Hi Thomas & Junio,
On Fri, 28 Jan 2022, Thomas Gummerer wrote:
Johannes Schindelin writes:
quoted
On Thu, 27 Jan 2022, Junio C Hamano wrote:
quoted
Thomas Gummerer [off-list ref] writes:
quoted
+ if (retcode) {
+ free_refs(ref_map);
+ goto cleanup;
}
This part is iffy. We tried to prune refs, we may have removed some
of the refs missing from the other side but we may still have some
other refs that are missing from the other side due to the failure
we noticed.
Is it sensible to abort the fetching? I am undecided, but without
further input, my gut reaction is that it is safe and may even be
better to treat this as a soft error and try to go closer to where
the user wanted to go as much as possible by continuing to fetch
from the other side, given that we have already paid for the cost of
discovering the refs from the other side.
quoted
I am not so sure.

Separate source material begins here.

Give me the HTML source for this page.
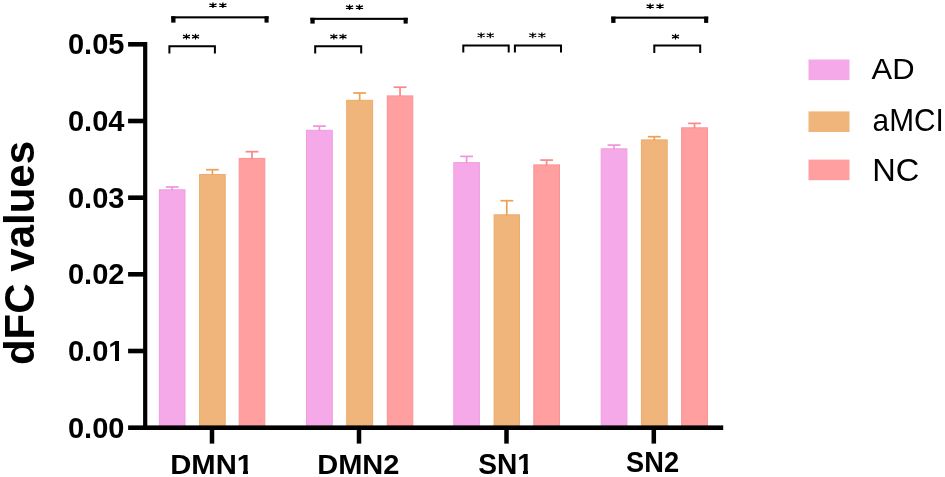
<!DOCTYPE html><html><head><meta charset="utf-8"><style>
html,body{margin:0;padding:0;background:#fff}svg{display:block;will-change:transform}text{font-family:"Liberation Sans",sans-serif;fill:#000}
</style></head><body>
<svg width="945" height="477" viewBox="0 0 945 477">
<rect width="945" height="477" fill="#fff"/>
<rect x="159.4" y="189.8" width="25.6" height="237.2" fill="#F5A9E8" stroke="#F19DE1" stroke-width="1"/>
<rect x="171.35" y="187.0" width="1.7" height="3.3" fill="#EF93DD"/>
<rect x="165.8" y="186.15" width="12.8" height="1.7" fill="#EF93DD"/>
<rect x="199.6" y="174.5" width="25.6" height="252.5" fill="#F0B57B" stroke="#EEAB6B" stroke-width="1"/>
<rect x="211.55" y="169.7" width="1.7" height="5.3" fill="#EEA055"/>
<rect x="206.0" y="168.85" width="12.8" height="1.7" fill="#EEA055"/>
<rect x="239.2" y="158.4" width="25.6" height="268.6" fill="#FF9F9F" stroke="#FB9393" stroke-width="1"/>
<rect x="251.15" y="151.7" width="1.7" height="7.2" fill="#F98888"/>
<rect x="245.6" y="150.85" width="12.8" height="1.7" fill="#F98888"/>
<rect x="306.5" y="130.3" width="25.8" height="296.7" fill="#F5A9E8" stroke="#F19DE1" stroke-width="1"/>
<rect x="318.55" y="126.1" width="1.7" height="4.7" fill="#EF93DD"/>
<rect x="313.0" y="125.25" width="12.8" height="1.7" fill="#EF93DD"/>
<rect x="346.7" y="100.3" width="25.9" height="326.7" fill="#F0B57B" stroke="#EEAB6B" stroke-width="1"/>
<rect x="358.80" y="93.0" width="1.7" height="7.8" fill="#EEA055"/>
<rect x="353.2" y="92.15" width="12.8" height="1.7" fill="#EEA055"/>
<rect x="387.3" y="95.9" width="25.5" height="331.1" fill="#FF9F9F" stroke="#FB9393" stroke-width="1"/>
<rect x="399.20" y="87.2" width="1.7" height="9.2" fill="#F98888"/>
<rect x="393.7" y="86.35" width="12.8" height="1.7" fill="#F98888"/>
<rect x="453.8" y="162.6" width="25.6" height="264.4" fill="#F5A9E8" stroke="#F19DE1" stroke-width="1"/>
<rect x="465.75" y="156.4" width="1.7" height="6.7" fill="#EF93DD"/>
<rect x="460.2" y="155.55" width="12.8" height="1.7" fill="#EF93DD"/>
<rect x="494.1" y="214.8" width="25.4" height="212.2" fill="#F0B57B" stroke="#EEAB6B" stroke-width="1"/>
<rect x="505.95" y="200.7" width="1.7" height="14.6" fill="#EEA055"/>
<rect x="500.4" y="199.85" width="12.8" height="1.7" fill="#EEA055"/>
<rect x="533.8" y="164.9" width="25.7" height="262.1" fill="#FF9F9F" stroke="#FB9393" stroke-width="1"/>
<rect x="545.80" y="160.1" width="1.7" height="5.3" fill="#F98888"/>
<rect x="540.2" y="159.25" width="12.8" height="1.7" fill="#F98888"/>
<rect x="601.2" y="148.8" width="25.7" height="278.2" fill="#F5A9E8" stroke="#F19DE1" stroke-width="1"/>
<rect x="613.20" y="145.1" width="1.7" height="4.2" fill="#EF93DD"/>
<rect x="607.6" y="144.25" width="12.8" height="1.7" fill="#EF93DD"/>
<rect x="641.4" y="139.9" width="25.8" height="287.1" fill="#F0B57B" stroke="#EEAB6B" stroke-width="1"/>
<rect x="653.45" y="136.7" width="1.7" height="3.7" fill="#EEA055"/>
<rect x="647.9" y="135.85" width="12.8" height="1.7" fill="#EEA055"/>
<rect x="681.6" y="127.8" width="25.9" height="299.2" fill="#FF9F9F" stroke="#FB9393" stroke-width="1"/>
<rect x="693.70" y="123.4" width="1.7" height="4.9" fill="#F98888"/>
<rect x="688.1" y="122.55" width="12.8" height="1.7" fill="#F98888"/>
<rect x="143.1" y="42" width="4.2" height="388" fill="#000"/>
<rect x="143.1" y="425.4" width="580.1" height="4.6" fill="#000"/>
<rect x="128.1" y="425.4" width="16" height="4.6" fill="#000"/>
<text transform="translate(124.5,437.6) scale(0.985,1)" font-size="29.5" font-weight="bold" text-anchor="end">0.00</text>
<rect x="128.1" y="348.7" width="16" height="4.6" fill="#000"/>
<text transform="translate(124.5,360.9) scale(0.985,1)" font-size="29.5" font-weight="bold" text-anchor="end">0.01</text>
<rect x="128.1" y="272.0" width="16" height="4.6" fill="#000"/>
<text transform="translate(124.5,284.2) scale(0.985,1)" font-size="29.5" font-weight="bold" text-anchor="end">0.02</text>
<rect x="128.1" y="195.4" width="16" height="4.6" fill="#000"/>
<text transform="translate(124.5,207.6) scale(0.985,1)" font-size="29.5" font-weight="bold" text-anchor="end">0.03</text>
<rect x="128.1" y="118.7" width="16" height="4.6" fill="#000"/>
<text transform="translate(124.5,130.9) scale(0.985,1)" font-size="29.5" font-weight="bold" text-anchor="end">0.04</text>
<rect x="128.1" y="42.0" width="16" height="4.6" fill="#000"/>
<text transform="translate(124.5,54.2) scale(0.985,1)" font-size="29.5" font-weight="bold" text-anchor="end">0.05</text>
<rect x="209.75" y="430" width="4.5" height="13.6" fill="#000"/>
<text transform="translate(211.6,473.7) scale(1.03,1)" font-size="28.4" font-weight="bold" text-anchor="middle">DMN1</text>
<rect x="356.75" y="430" width="4.5" height="13.6" fill="#000"/>
<text transform="translate(358.3,473.7) scale(1.022,1)" font-size="28.4" font-weight="bold" text-anchor="middle">DMN2</text>
<rect x="504.25" y="430" width="4.5" height="13.6" fill="#000"/>
<text transform="translate(505.6,473.5) scale(0.964,1)" font-size="29.2" font-weight="bold" text-anchor="middle">SN1</text>
<rect x="651.55" y="430" width="4.5" height="13.6" fill="#000"/>
<text transform="translate(652.6,471.7) scale(0.92,1)" font-size="29.6" font-weight="bold" text-anchor="middle">SN2</text>
<text transform="translate(34.4,253) rotate(-90)" font-size="42" font-weight="bold" text-anchor="middle">dFC values</text>
<path d="M169.4 53.4V46.2H214.9V53.4" fill="none" stroke="#000" stroke-width="2"/>
<path d="M186.45 33.70V39.50M182.95 35.09L189.95 38.11M182.95 38.11L189.95 35.09" stroke="#000" stroke-width="1.2" fill="none"/><circle cx="186.45" cy="36.60" r="0.96" fill="#000"/>
<path d="M195.55 33.70V39.50M192.05 35.09L199.05 38.11M192.05 38.11L199.05 35.09" stroke="#000" stroke-width="1.2" fill="none"/><circle cx="195.55" cy="36.60" r="0.96" fill="#000"/>
<rect x="171.2" y="16.3" width="97.4" height="2.1" fill="#000"/>
<rect x="171.2" y="16.3" width="4.3" height="6.3" fill="#000"/>
<rect x="264.5" y="16.3" width="4.1" height="6.3" fill="#000"/>
<path d="M212.95 2.50V7.90M209.40 3.80L216.50 6.60M209.40 6.60L216.50 3.80" stroke="#000" stroke-width="1.35" fill="none"/><circle cx="212.95" cy="5.20" r="1.08" fill="#000"/>
<path d="M222.85 2.50V7.90M219.30 3.80L226.40 6.60M219.30 6.60L226.40 3.80" stroke="#000" stroke-width="1.35" fill="none"/><circle cx="222.85" cy="5.20" r="1.08" fill="#000"/>
<path d="M315.2 53.4V46.2H361.2V53.4" fill="none" stroke="#000" stroke-width="2"/>
<path d="M333.85 33.70V39.50M330.35 35.09L337.35 38.11M330.35 38.11L337.35 35.09" stroke="#000" stroke-width="1.2" fill="none"/><circle cx="333.85" cy="36.60" r="0.96" fill="#000"/>
<path d="M342.95 33.70V39.50M339.45 35.09L346.45 38.11M339.45 38.11L346.45 35.09" stroke="#000" stroke-width="1.2" fill="none"/><circle cx="342.95" cy="36.60" r="0.96" fill="#000"/>
<rect x="310.4" y="17.8" width="97.3" height="2.1" fill="#000"/>
<rect x="310.4" y="17.8" width="4.3" height="5.8" fill="#000"/>
<rect x="403.6" y="17.8" width="4.1" height="5.8" fill="#000"/>
<path d="M349.55 4.50V9.90M346.00 5.80L353.10 8.60M346.00 8.60L353.10 5.80" stroke="#000" stroke-width="1.35" fill="none"/><circle cx="349.55" cy="7.20" r="1.08" fill="#000"/>
<path d="M359.45 4.50V9.90M355.90 5.80L363.00 8.60M355.90 8.60L363.00 5.80" stroke="#000" stroke-width="1.35" fill="none"/><circle cx="359.45" cy="7.20" r="1.08" fill="#000"/>
<path d="M463.3 52.5V45.4H508.7V52.5" fill="none" stroke="#000" stroke-width="2"/>
<path d="M481.15 32.40V38.20M477.65 33.79L484.65 36.81M477.65 36.81L484.65 33.79" stroke="#000" stroke-width="1.2" fill="none"/><circle cx="481.15" cy="35.30" r="0.96" fill="#000"/>
<path d="M490.25 32.40V38.20M486.75 33.79L493.75 36.81M486.75 36.81L493.75 33.79" stroke="#000" stroke-width="1.2" fill="none"/><circle cx="490.25" cy="35.30" r="0.96" fill="#000"/>
<path d="M514.9 52.5V45.4H561.0V52.5" fill="none" stroke="#000" stroke-width="2"/>
<path d="M532.75 32.40V38.20M529.25 33.79L536.25 36.81M529.25 36.81L536.25 33.79" stroke="#000" stroke-width="1.2" fill="none"/><circle cx="532.75" cy="35.30" r="0.96" fill="#000"/>
<path d="M541.85 32.40V38.20M538.35 33.79L545.35 36.81M538.35 36.81L545.35 33.79" stroke="#000" stroke-width="1.2" fill="none"/><circle cx="541.85" cy="35.30" r="0.96" fill="#000"/>
<rect x="611.2" y="16.6" width="97.0" height="2.1" fill="#000"/>
<rect x="611.2" y="16.6" width="4.3" height="6.3" fill="#000"/>
<rect x="704.1" y="16.6" width="4.1" height="6.3" fill="#000"/>
<path d="M650.15 3.50V8.90M646.60 4.80L653.70 7.60M646.60 7.60L653.70 4.80" stroke="#000" stroke-width="1.35" fill="none"/><circle cx="650.15" cy="6.20" r="1.08" fill="#000"/>
<path d="M660.05 3.50V8.90M656.50 4.80L663.60 7.60M656.50 7.60L663.60 4.80" stroke="#000" stroke-width="1.35" fill="none"/><circle cx="660.05" cy="6.20" r="1.08" fill="#000"/>
<path d="M654.3 53.0V45.4H700.2V53.0" fill="none" stroke="#000" stroke-width="2"/>
<path d="M675.50 33.70V39.50M672.00 35.09L679.00 38.11M672.00 38.11L679.00 35.09" stroke="#000" stroke-width="1.2" fill="none"/><circle cx="675.50" cy="36.60" r="0.96" fill="#000"/>
<rect x="808.5" y="59.5" width="41" height="20.6" fill="#F5A9E8"/>
<text transform="translate(871.5,79.4) scale(1.05,1)" font-size="29.5">AD</text>
<rect x="808.5" y="111.4" width="41" height="20.6" fill="#F0B57B"/>
<text transform="translate(872.6,131.1) scale(0.968,1)" font-size="30.8">aMCI</text>
<rect x="808.5" y="159.6" width="41" height="20.6" fill="#FF9F9F"/>
<text transform="translate(872.3,181.2) scale(1.035,1)" font-size="31.5">NC</text>
<rect x="236" y="470.4" width="7" height="4.6" fill="#fff"/>
<rect x="248" y="470.4" width="7.5" height="4.6" fill="#fff"/>
<rect x="516" y="470.4" width="7" height="4.6" fill="#fff"/>
<rect x="528" y="470.4" width="7.5" height="4.6" fill="#fff"/>
<rect x="108" y="357.4" width="7" height="4.6" fill="#fff"/>
<rect x="119" y="357.4" width="7.5" height="4.6" fill="#fff"/>
</svg></body></html>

When pruning failed, there may very well be directories
or files in the way of fetching the refs as desired. And it might be even
worse if pruning failed _without_ the fetch failing afterwards: the user
specifically asked for stale refs to be cleaned up, the command succeeded,
but did not do what the user asked for.
I was thinking along similar lines here. I was going back and forth
between letting the fetch continue, and then exiting with a non-zero
exit code, and just erroring out directly.
Oh, I think I misunderstood Junio. As long as the failed prune will cause
a non-zero exit code, I am fine with continuing to try to fetch.